As for lexing "-[0-9]+" as a NUMBER vs MINUS NUMBER again, that depends upon your target language, but I would usually go with MINUS NUMBER, otherwise you would end up lexing "A = 1-2-3-4" as SYMBOL = NUMBER NUMBER NUMBER NUMBER instead of SYMBOL = NUMBER MINUS NUMBER MINUS NUMBER MINUS NUMBER.
While we're on the topic, I'd strongly recommend the book Language Implementation Patterns, by Terrance Parr, the author of ANTLR.
You are best served by making your token types closely match your grammar's terminal symbols.
Without knowing the language/grammar, I expect you would be better served by having token types for "LESS_THAN", "LESS_THAN_OR_EQUAL" and also "FLOAT", "DOUBLE", "INTEGER", etc.
From my experience with actual lexers:
Make sure to check if you actually need comment / whitespace tokens. Compilers typically don't need them, while IDEs often do (to color comments green, for example).
Usually there's no single "operator" token; instead, there's a token for each distinct operator. So there's a PLUS token and AMPERSAND token and LESSER_THAN token etc.. This means that you only care about the lexeme (the actual text matched) when the token is an identifier or some sort of literal.
Avoid splitting literals. If "hello world" is a string literal, parse it as a single token. If -3.058e18 is a float literal, parse it as a single token as well. Lexers usually rely on regular expressions, which are expressive enough for all these things, and more. Of course, if the literals are complex enough you have to split them (e.g. the block literal in Smalltalk).
I think that the answer to your question is strictly tied to the semantic of NUMBER.
What a NUMBER should be?
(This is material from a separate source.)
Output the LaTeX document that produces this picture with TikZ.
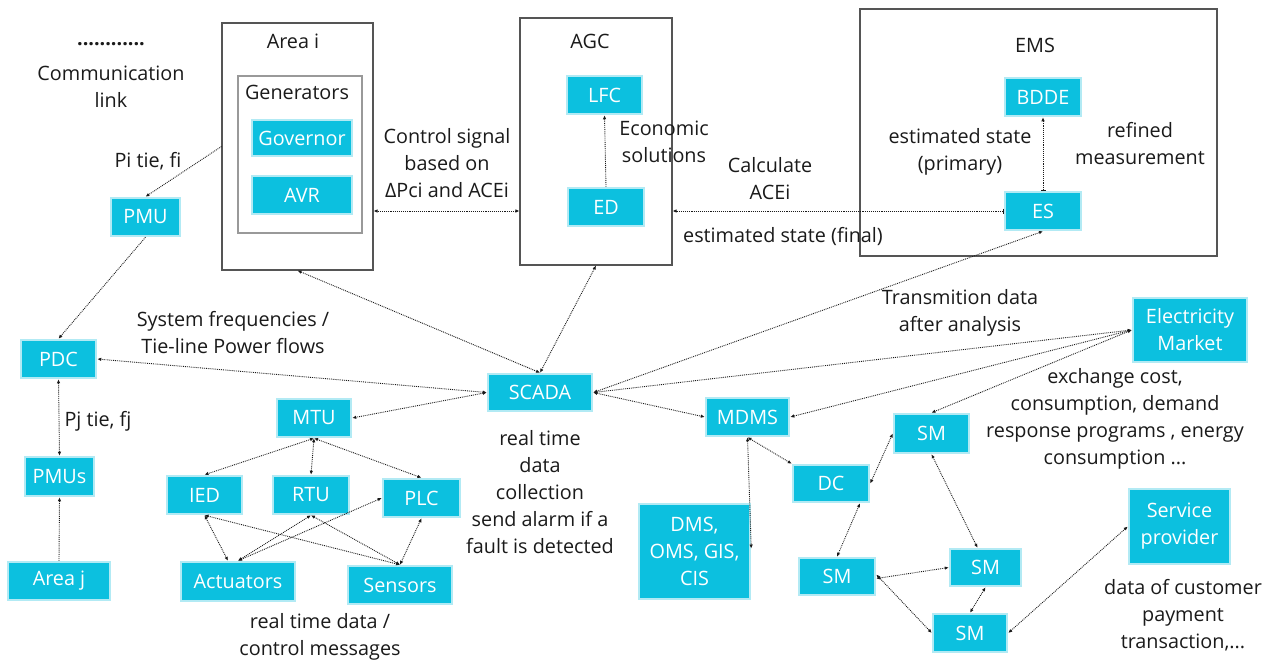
\documentclass[tikz,border=0pt]{standalone}
\usepackage{fontspec}
\setmainfont{Open Sans}
\usetikzlibrary{arrows.meta,calc}
\definecolor{boxfill}{HTML}{0CC0DF}
\definecolor{boxedge}{HTML}{B2EAF4}
\definecolor{ink}{HTML}{1A1A1A}
\definecolor{frame}{HTML}{555555}
\tikzset{
  cbox/.style={draw=boxedge, line width=2.5pt, fill=boxfill, text=white, align=center,
    inner sep=0pt, font=\fontsize{19.8}{27}\selectfont},
  obox/.style={draw=frame, line width=1.1pt, inner sep=0pt},
  lbl/.style={text=ink, align=center, inner sep=0pt, font=\fontsize{19.8}{27}\selectfont},
  link/.style={densely dotted, line width=0.9pt, ink, {Latex[length=4pt,width=3.5pt]}-{Latex[length=4pt,width=3.5pt]}},
  link1/.style={densely dotted, line width=0.9pt, ink, -{Latex[length=4pt,width=3.5pt]}},
}
\begin{document}
\begin{tikzpicture}[x=1pt,y=-1pt]
\useasboundingbox (0,0) rectangle (1274,661);
% outline frames
\node[obox, minimum width=151, minimum height=247] (areai) at (297.5,146.5) {};
\node[obox, draw=gray!80, minimum width=124, minimum height=157] (gens) at (300,154.5) {};
\node[obox, minimum width=152, minimum height=247] (agc) at (596,141.5) {};
\node[obox, minimum width=357, minimum height=247] (ems) at (1038.5,132.5) {};
% frame titles
\node[lbl] (tareai) at (293,41) {Area i};
\node[lbl] (tgens) at (297,92) {Generators};
\node[lbl] (tagc) at (590,41) {AGC};
\node[lbl] (tems) at (1035,45) {EMS};
% cyan boxes
\node[cbox, minimum width=100, minimum height=36] (gov) at (302,138) {Governor};
\node[cbox, minimum width=100, minimum height=38] (avr) at (302,195) {AVR};
\node[cbox, minimum width=69, minimum height=38] (pmu) at (145.5,217) {PMU};
\node[cbox, minimum width=75, minimum height=38] (pdc) at (58.5,359) {PDC};
\node[cbox, minimum width=69, minimum height=39] (pmus) at (59.5,476.5) {PMUs};
\node[cbox, minimum width=102, minimum height=38] (areaj) at (59,581) {Area j};
\node[cbox, minimum width=104, minimum height=37] (scada) at (540,392.5) {SCADA};
\node[cbox, minimum width=74, minimum height=38] (mtu) at (314,418) {MTU};
\node[cbox, minimum width=75, minimum height=38] (ied) at (204.5,495) {IED};
\node[cbox, minimum width=76, minimum height=38] (rtu) at (311,495) {RTU};
\node[cbox, minimum width=77, minimum height=38] (plc) at (421.5,498) {PLC};
\node[cbox, minimum width=114, minimum height=39] (act) at (238,581.5) {Actuators};
\node[cbox, minimum width=104, minimum height=38] (sens) at (400,585) {Sensors};
\node[cbox, minimum width=75, minimum height=38] (lfc) at (604.5,95) {LFC};
\node[cbox, minimum width=76, minimum height=38] (ed) at (606,207) {ED};
\node[cbox, minimum width=76, minimum height=38] (bdde) at (1043,97) {BDDE};
\node[cbox, minimum width=76, minimum height=38] (es) at (1043,211) {ES};
\node[cbox, minimum width=114, minimum height=64] (em) at (1190,330) {Electricity\\Market};
\node[cbox, minimum width=83, minimum height=38] (mdms) at (747.5,417) {MDMS};
\node[cbox, minimum width=111, minimum height=95] (dms) at (694.5,551.5) {DMS,\\OMS, GIS,\\CIS};
\node[cbox, minimum width=76, minimum height=37] (dc) at (831,483.5) {DC};
\node[cbox, minimum width=75, minimum height=39] (sm1) at (931.5,433.5) {SM};
\node[cbox, minimum width=76, minimum height=37] (sm2) at (837,576.5) {SM};
\node[cbox, minimum width=71, minimum height=37] (sm3) at (985.5,567.5) {SM};
\node[cbox, minimum width=74, minimum height=38] (sm4) at (970,633) {SM};
\node[cbox, minimum width=101, minimum height=75] (sp) at (1179.5,526.5) {Service\\provider};
% labels
\node[lbl, font=\fontsize{19.8}{27}\selectfont\bfseries] (dots) at (111,44) {............};
\node[lbl] (tcomm) at (111,86.5) {Communication\\link};
\node[lbl] (tpi) at (148,161) {Pi tie, fi};
\node[lbl] (tctrl) at (447,163) {Control signal\\based on\\ΔPci and ACEi};
\node[lbl] (tecon) at (664,141.5) {Economic\\solutions};
\node[lbl] (tcalc) at (770,179) {Calculate\\ACEi};
\node[lbl] (tfinal) at (783,236) {estimated state (final)};
\node[lbl] (tprim) at (960,151.5) {estimated state\\(primary)};
\node[lbl] (tref) at (1140,143.5) {refined\\measurement};
\node[lbl] (ttrans) at (960,313) {Transmition data\\after analysis};
\node[lbl] (tsys) at (233,333) {System frequencies /\\Tie-line Power flows};
\node[lbl] (tpj) at (98,421) {Pj tie, fj};
\node[lbl] (trt) at (540,492) {real time\\data\\collection\\send alarm if a\\fault is detected};
\node[lbl] (trtd) at (320,637) {real time data /\\control messages};
\node[lbl] (texch) at (1115,418.5) {exchange cost,\\consumption, demand\\response programs , energy\\consumption ...};
\node[lbl] (tcust) at (1183,615) {data of customer\\payment\\transaction,...};
% connectors
\draw[link1] (areai.west) -- (pmu.north);
\draw[link1] (pmu.south) -- (pdc.north);
\draw[link] (pdc.south) -- (pmus.north);
\draw[link1] (areaj.north) -- (pmus.south);
\draw[link] (scada.west) -- (pdc.east);
\draw[link] (scada.west) -- (mtu.east);
\draw[link] (mtu.south) -- (ied.north);
\draw[link] (mtu.south) -- (rtu.north);
\draw[link] (mtu.south) -- (plc.north);
\draw[link] (ied.south) -- ([xshift=-10pt]act.north);
\draw[link] (ied.south) -- (sens.north);
\draw[link] (rtu.south) -- (act.north);
\draw[link] (rtu.south) -- (sens.north);
\draw[link] (act.north) -- (plc.west);
\draw[link] (plc.south) -- (sens.north);
\draw[link] (scada.north) -- (areai.south);
\draw[link] (scada.north) -- (agc.south);
\draw[link] (agc.west |- es) -- (areai.east |- es);
\draw[link1] (ed.north) -- (lfc.south);
\draw[{Bar[width=5pt]}-{Latex[length=4pt,width=3.5pt]}, densely dotted, line width=0.9pt, ink] (es.west) -- (agc.east |- es);
\draw[{Bar[width=5pt]}-{Latex[length=4pt,width=3.5pt]}, densely dotted, line width=0.9pt, ink] (es.north) -- (bdde.south);
\draw[link] (scada.east) -- (es.south);
\draw[link] (scada.east) -- (em.west);
\draw[link] (scada.east) -- (mdms.west);
\draw[link] (em.west) -- (mdms.east);
\draw[link] (em.west) -- (sm1.north);
\draw[link] (mdms.south) -- ([yshift=3pt]dms.east);
\draw[link] (mdms.south) -- (dc.north west);
\draw[link] (dc.east) -- (sm1.west);
\draw[link] ([xshift=29pt]dc.south) -- (sm2.north);
\draw[link] (sm1.south) -- ([xshift=-8pt]sm3.north);
\draw[link] ([yshift=-2pt]sm2.east) -- (sm3.west);
\draw[link] (sm3.south) -- (sm4.north);
\draw[link] ([yshift=2pt]sm2.east) -- (sm4.west);
\draw[link] (sm4.east) -- (sp.west);
\end{tikzpicture}
\end{document}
An always positive integer, a float...
I'd like to suggest you to lookup to the flex and yacc (aka lex & bison) tools of the U**x operating systems: these are powerful parsers and scanners generators that take a grammar and output a compilable and readily usable program.
It depends on how you are taking in tokens, if you are doing it character by character, then it might be a bit tricky, but if you are doing it word by word i.e.
int a = a + 2.0
then the tokens would be (discarding whitespace)
int
a
=
a
+
2.0
So you wouldn't run into the situation where you interpret the . as at token but rather take the whole string in - which is where you can determine if it's a FLOAT or NUMBER or whatever you want.